Sept œuvres du peintre autrichien Egon Schiele restituées aux héritiers du collectionneur juif Fritz Grünbaum tué par les nazis
Plus de 80 ans après la mort en déportation du collectionneur juif Fritz Grünbaum, et sous la pression de la justice américaine, ses héritiers ont obtenu mercredi la restitution de sept œuvres d’art volées par les nazis, auprès de prestigieuses collections, dont celle du MoMA de New York.
Des décennies de bataille judiciaire pour la restitution
Les héritiers de Fritz Grünbaum, artiste autrichien de cabaret et grand collectionneur d’art, mort à Dachau en 1941, se battent depuis plusieurs décennies en justice pour recouvrer la possession de ses œuvres, essentiellement des dessins d’Egon Schiele (1890-1918), figure de l’expressionnisme autrichien. Sous pression de la justice, plusieurs institutions viennent de leur restituer sept œuvres.
Un événement historique salué par la justice américaine
« Merci de vous être placés du bon côté de l’Histoire. Ce que vous avez fait est historique », a salué le juge américain Timothy Reif, en s’adressant, lors d’une cérémonie officielle à New York, au procureur de Manhattan Alvin Bragg, dont le parquet est doté d’une cellule spéciale de lutte contre le trafic d’œuvres d’art. Présentés lors de la cérémonie, les dessins de Schiele, des aquarelles ou crayon sur papier, comme « I love Antithesis », « Femme debout », ou « Portrait d’un garçon », se trouvaient dans de prestigieuses collections, au Musée d’art moderne de New York (MoMA), à la Morgan Library de New York, au Musée d’art de Santa Barbara (Californie), dans la collection Ronald Lauder et au sein du trust Vally Sabarsky, du nom du marchand d’art Serge Sabarsky, décédé en 1996.
Restitution volontaire des œuvres
Président du Congrès juif mondial, héritier du groupe de cosmétiques Estée Lauder et fondateur avec Serge Sabarsky de la Neue Galerie à New York, Ronald Lauder a lui-même été un défenseur de la restitution des œuvres volées par les nazis. Selon le parquet de Manhattan, les dessins, d’une valeur totale dépassant les 9 millions de dollars, ont été « volontairement » rendus par les institutions qui les détenaient, « une fois que des preuves » de leur provenance leur ont été présentées. La justice américaine a repris l’un des arguments clés des héritiers de Fritz Grünbaum.

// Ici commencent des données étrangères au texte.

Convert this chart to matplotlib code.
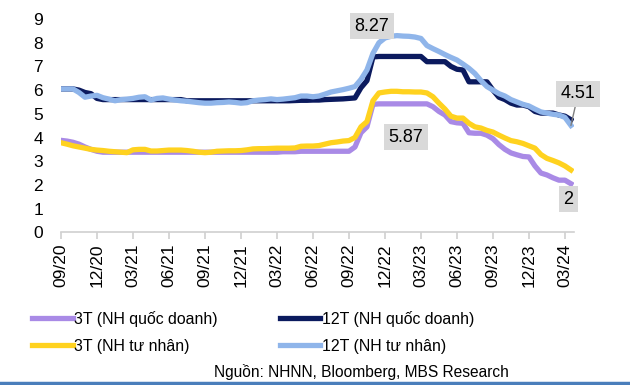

Un parcours tortueux des œuvres
La justice américaine a retracé le parcours tortueux des œuvres. La collection Grünbaum avait été inventoriée par l’historien de l’art et membre du parti nazi Franz Kieslinger, et toutes les œuvres de Schiele, considéré comme de l’art « dégénéré » par le régime, avaient été vendues. En 1956, les sept dessins réapparaissent à Berne, en Suisse, dans les mains du collectionneur Eberhard Kornfeld, « qui avait établi une relation commerciale privilégiée » avec le fils du marchand d’art et « conseiller personnel en art » d’Adolf Hitler, Hildebrand Gurlitt, ajoute la justice américaine. La même année, les dessins atterrissent à New York, rachetés par un galeriste new-yorkais, Otto Kallir.

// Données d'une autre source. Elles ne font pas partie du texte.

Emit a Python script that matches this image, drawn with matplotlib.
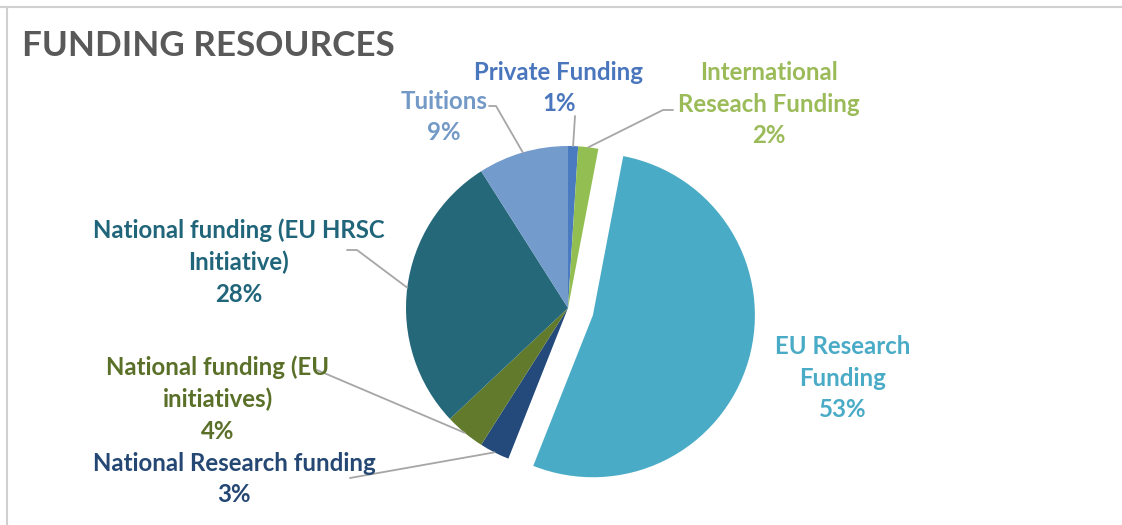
import matplotlib
matplotlib.use("Agg")
import matplotlib.pyplot as plt
import numpy as np

# ---- data ----
categories = ["Private Funding", "International\nReseach Funding", "EU Research\nFunding",
              "National Research funding", "National funding (EU\ninitiatives)",
              "National funding (EU HRSC\nInitiative)", "Tuitions"]
shares = [1, 2, 53, 3, 4, 28, 9]
slice_colors = ["#4a7bc0", "#93bf52", "#4aabc6", "#234a7b", "#627a2b", "#25687a", "#739bcc"]
label_colors = ["#4a76bd", "#9bbb59", "#4aabc6", "#254773", "#5a7028", "#20657a", "#7399c6"]
explode = [0, 0, 0.16, 0, 0, 0, 0]

W, H = 1122, 525
plt.rcParams['font.family'] = ['Lato', 'DejaVu Sans']

fig = plt.figure(figsize=(W / 100, H / 100), dpi=100)
ax = fig.add_axes([0, 0, 1, 1])

def Y(y):
    return H - y

cx, cy, r = 568, 308, 162
wedges, _ = ax.pie(shares, colors=slice_colors, explode=[e * r for e in explode],
                   startangle=90, counterclock=False, center=(cx, Y(cy)), radius=r,
                   frame=True, wedgeprops=dict(linewidth=0))
ax.set_xlim(0, W)
ax.set_ylim(0, H)
ax.set_aspect('equal')
ax.axis('off')

# label placement (pixel coords, y from top) and leader elbows
label_pos = [(559, 88), (769, 104), (843, 378), (234, 479), (218, 399), (239, 262), (444, 117)]
elbows = [[(575, 116)], [(673, 110), (663, 110)], None, [(350, 478)],
          [(317, 370)], [(347, 250), (357, 250)], [(489, 106), (496, 106)]]

for i, (w, cat) in enumerate(zip(wedges, categories)):
    txt = f"{cat}\n{shares[i]}%"
    x, y = label_pos[i]
    ax.text(x, Y(y), txt, ha='center', va='center', color=label_colors[i],
            fontsize=17.3, fontweight='bold', linespacing=1.45)
    if elbows[i] is None:
        continue
    ang = np.deg2rad((w.theta1 + w.theta2) / 2)
    wx, wy = w.center
    px, py = wx + r * np.cos(ang), wy + r * np.sin(ang)
    pts = [(ex, Y(ey)) for ex, ey in elbows[i]] + [(px, py)]
    xs, ys = zip(*pts)
    ax.plot(xs, ys, color='#a6a6a6', lw=1.3, solid_capstyle='round')

ax.text(22, Y(56), "FUNDING RESOURCES", ha='left', va='baseline', color='#595959',
        fontsize=25.2, fontweight='bold')

# frame lines
ax.plot([0, W], [Y(7), Y(7)], color='#d0d0d0', lw=1.5)
ax.plot([7, 7], [Y(7), 0], color='#d0d0d0', lw=1.5)

fig.savefig("out.png", dpi=100)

La question de la restitution d’œuvres volées par les nazis reste d’actualité
Le sujet des restitutions des œuvres d’art volées par les nazis reste d’actualité dans d’autres pays. En France, le Parlement a adopté en juillet une loi-cadre pour faciliter la restitution par les collections publiques des biens culturels dont les Juifs furent spoliés. Selon les chiffres publiés lors d’une conférence internationale en République tchèque en 2009, environ 100 000 œuvres sur 650 000 volées n’avaient à l’époque toujours pas été restituées.